— Start Data block —
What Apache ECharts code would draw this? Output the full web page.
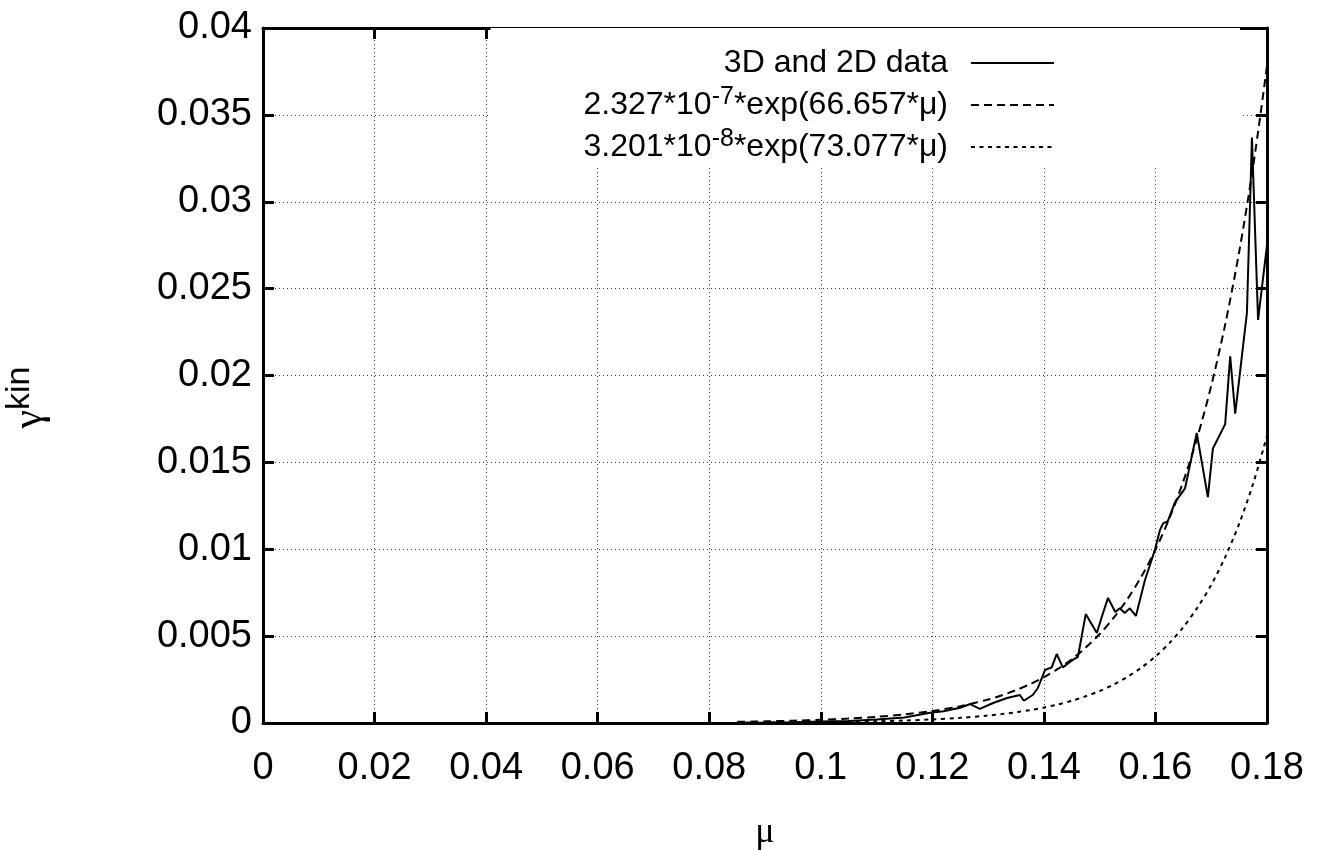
<!DOCTYPE html>
<html>
<head>
<meta charset="utf-8">
<script src="https://cdn.jsdelivr.net/npm/echarts@6/dist/echarts.min.js"></script>
<style>
  html, body { margin: 0; padding: 0; background: #fff; }
  #chart { width: 1317px; height: 850px; }
</style>
</head>
<body>
<div id="chart"></div>
<script>
// Measured growth rate gamma^kin versus mu (combined 3D and 2D runs)
const muData = [0.085, 0.09, 0.095, 0.1, 0.105, 0.11, 0.115, 0.1196, 0.122, 0.125,
  0.1268, 0.1285, 0.1309, 0.1334, 0.1357, 0.1364, 0.138, 0.1389, 0.1402, 0.1414,
  0.1423, 0.1434, 0.1454, 0.1461, 0.1475, 0.1495, 0.1506, 0.1515, 0.1528, 0.1536,
  0.1545, 0.1554, 0.1565, 0.1581, 0.1599, 0.1608, 0.1614, 0.1622, 0.1635, 0.1653,
  0.1674, 0.1694, 0.1703, 0.1725, 0.1734, 0.1743, 0.1764, 0.1773, 0.1784, 0.18];
const gammaData = [0.00002, 0.00003, 0.00005, 0.00008, 0.00012, 0.0002, 0.00032, 0.00059, 0.00068, 0.00088,
  0.00109, 0.00081, 0.00115, 0.00144, 0.00161, 0.00128, 0.00161, 0.002, 0.00305, 0.0032,
  0.00397, 0.0032, 0.00368, 0.0038, 0.00627, 0.00518, 0.00633, 0.0072, 0.00639, 0.0066,
  0.00633, 0.0066, 0.00616, 0.0082, 0.00996, 0.0111, 0.0115, 0.0116, 0.0127, 0.0135,
  0.0167, 0.013, 0.0158, 0.0172, 0.0211, 0.0178, 0.0236, 0.0337, 0.0232, 0.0275];

// Exponential fits sampled along mu
const muFit = [0.085, 0.09, 0.095, 0.1, 0.105, 0.11, 0.115, 0.12, 0.125, 0.13,
  0.1325, 0.135, 0.1375, 0.14, 0.1425, 0.145, 0.1475, 0.15, 0.1525, 0.155,
  0.1575, 0.16, 0.1625, 0.165, 0.1675, 0.17, 0.1725, 0.175, 0.1775, 0.18];
const fitA = [0.0000672, 0.0000938, 0.000131, 0.000183, 0.000255, 0.000356, 0.000497, 0.000693, 0.000968, 0.00135,
  0.0016, 0.00189, 0.00223, 0.00263, 0.00311, 0.00367, 0.00434, 0.00512, 0.00605, 0.00714,
  0.00844, 0.00997, 0.01178, 0.01391, 0.01643, 0.01941, 0.02293, 0.02709, 0.032, 0.03781];
const fitB = [0.000016, 0.000023, 0.0000331, 0.0000478, 0.0000688, 0.0000992, 0.000143, 0.000206, 0.000297, 0.000428,
  0.000513, 0.000616, 0.00074, 0.000888, 0.00107, 0.00128, 0.00154, 0.00184, 0.00221, 0.00266,
  0.00319, 0.00383, 0.0046, 0.00552, 0.00663, 0.00795, 0.00955, 0.01146, 0.01376, 0.01652];

const xTickLabels = ['0', '0.02', '0.04', '0.06', '0.08', '0.1', '0.12', '0.14', '0.16', '0.18'];
const yTickLabels = ['0', '0.005', '0.01', '0.015', '0.02', '0.025', '0.03', '0.035', '0.04'];

const nameData = '3D and 2D data';
const nameA = '2.327*10^-7*exp(66.657*μ)';
const nameB = '3.201*10^-8*exp(73.077*μ)';
const legendRich = {};
legendRich[nameData] = '{t|3D and 2D data}{sp|}';
legendRich[nameA] = '{t|2.327*10}{s|-7}{t|*exp(66.657*μ)}{sp|}';
legendRich[nameB] = '{t|3.201*10}{s|-8}{t|*exp(73.077*μ)}{sp|}';

const pairs = (xs, ys) => xs.map((x, i) => [x, ys[i]]);

const labelFont = "'Liberation Sans', Arial, sans-serif";

const frameLine = { show: true, onZero: false, lineStyle: { color: '#000', width: 3 } };
const innerTick = { show: true, inside: true, length: 11, lineStyle: { color: '#000', width: 3 } };
const gridLine = { show: true, lineStyle: { color: '#3a3a3a', width: 1, type: [1, 3] } };

const chart = echarts.init(document.getElementById('chart'), null, { renderer: 'canvas' });
chart.setOption({
  animation: false,
  backgroundColor: '#fff',
  color: ['#000', '#000', '#000'],
  grid: { left: 263, right: 50, top: 28, bottom: 127, containLabel: false, outerBoundsMode: 'none' },
  xAxis: [{
    type: 'value', position: 'bottom', min: 0, max: 0.18, interval: 0.02,
    axisLine: frameLine, axisTick: innerTick, splitLine: gridLine,
    axisLabel: {
      margin: 27, color: '#000', fontSize: 38, fontFamily: labelFont,
      formatter: v => xTickLabels[Math.round(v / 0.02)]
    },
    name: 'μ', nameLocation: 'middle', nameGap: 92,
    nameTextStyle: { color: '#000', fontSize: 36, fontFamily: "'Liberation Serif', serif" }
  }, {
    type: 'value', position: 'top', min: 0, max: 0.18, interval: 0.02,
    axisLine: frameLine, axisTick: innerTick, splitLine: { show: false }, axisLabel: { show: false }
  }],
  yAxis: [{
    type: 'value', position: 'left', min: 0, max: 0.04, interval: 0.005,
    axisLine: frameLine, axisTick: innerTick, splitLine: gridLine,
    axisLabel: {
      margin: 11, color: '#000', fontSize: 38, fontFamily: labelFont,
      formatter: v => yTickLabels[Math.round(v / 0.005)]
    },
    name: '{g|γ}{k|kin}', nameLocation: 'middle', nameRotate: 90, nameGap: 212,
    nameTextStyle: {
      color: '#000',
      padding: [0, 44, 0, 0],
      rich: {
        g: { fontSize: 42, fontFamily: "'Liberation Serif', serif", color: '#000', lineHeight: 48, verticalAlign: 'bottom' },
        k: { fontSize: 34, fontFamily: labelFont, color: '#000', lineHeight: 20, verticalAlign: 'top' }
      }
    }
  }, {
    type: 'value', position: 'right', min: 0, max: 0.04, interval: 0.005,
    axisLine: frameLine, axisTick: innerTick, splitLine: { show: false }, axisLabel: { show: false }
  }],
  legend: {
    orient: 'vertical', align: 'right',
    right: 77, top: 28,
    padding: [19, 185, 3, 93],
    backgroundColor: '#fff',
    itemWidth: 83, itemHeight: 14, itemGap: 6,
    itemStyle: { opacity: 0 },
    data: [nameData, nameA, nameB],
    formatter: name => legendRich[name],
    textStyle: {
      color: '#000',
      rich: {
        t: { fontSize: 32, fontFamily: labelFont, color: '#000', lineHeight: 40 },
        s: { fontSize: 25, fontFamily: labelFont, color: '#000', lineHeight: 8, verticalAlign: 'top' },
        sp: { width: 18 }
      }
    }
  },
  series: [{
    name: nameData, type: 'line', data: pairs(muData, gammaData),
    symbol: 'none', smooth: false,
    itemStyle: { color: '#000' },
    lineStyle: { color: '#000', width: 2, type: 'solid' }, z: 5
  }, {
    name: nameA, type: 'line', data: pairs(muFit, fitA),
    symbol: 'none', smooth: 0.3,
    itemStyle: { color: '#000' },
    lineStyle: { color: '#000', width: 2, type: [8, 5] }, z: 4
  }, {
    name: nameB, type: 'line', data: pairs(muFit, fitB),
    symbol: 'none', smooth: 0.3,
    itemStyle: { color: '#000' },
    lineStyle: { color: '#000', width: 2, type: [4, 4.5] }, z: 4
  }]
});
</script>
</body>
</html>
— End Data block —
Give again, word for word, every line from the top of the data through the line with "0.0337, 0.0232, 0.0275];", both ends included, and exclude the pictures.

What Apache ECharts code would draw this? Output the full web page.
<!DOCTYPE html>
<html>
<head>
<meta charset="utf-8">
<script src="https://cdn.jsdelivr.net/npm/echarts@6/dist/echarts.min.js"></script>
<style>
  html, body { margin: 0; padding: 0; background: #fff; }
  #chart { width: 1317px; height: 850px; }
</style>
</head>
<body>
<div id="chart"></div>
<script>
// Measured growth rate gamma^kin versus mu (combined 3D and 2D runs)
const muData = [0.085, 0.09, 0.095, 0.1, 0.105, 0.11, 0.115, 0.1196, 0.122, 0.125,
  0.1268, 0.1285, 0.1309, 0.1334, 0.1357, 0.1364, 0.138, 0.1389, 0.1402, 0.1414,
  0.1423, 0.1434, 0.1454, 0.1461, 0.1475, 0.1495, 0.1506, 0.1515, 0.1528, 0.1536,
  0.1545, 0.1554, 0.1565, 0.1581, 0.1599, 0.1608, 0.1614, 0.1622, 0.1635, 0.1653,
  0.1674, 0.1694, 0.1703, 0.1725, 0.1734, 0.1743, 0.1764, 0.1773, 0.1784, 0.18];
const gammaData = [0.00002, 0.00003, 0.00005, 0.00008, 0.00012, 0.0002, 0.00032, 0.00059, 0.00068, 0.00088,
  0.00109, 0.00081, 0.00115, 0.00144, 0.00161, 0.00128, 0.00161, 0.002, 0.00305, 0.0032,
  0.00397, 0.0032, 0.00368, 0.0038, 0.00627, 0.00518, 0.00633, 0.0072, 0.00639, 0.0066,
  0.00633, 0.0066, 0.00616, 0.0082, 0.00996, 0.0111, 0.0115, 0.0116, 0.0127, 0.0135,
  0.0167, 0.013, 0.0158, 0.0172, 0.0211, 0.0178, 0.0236, 0.0337, 0.0232, 0.0275];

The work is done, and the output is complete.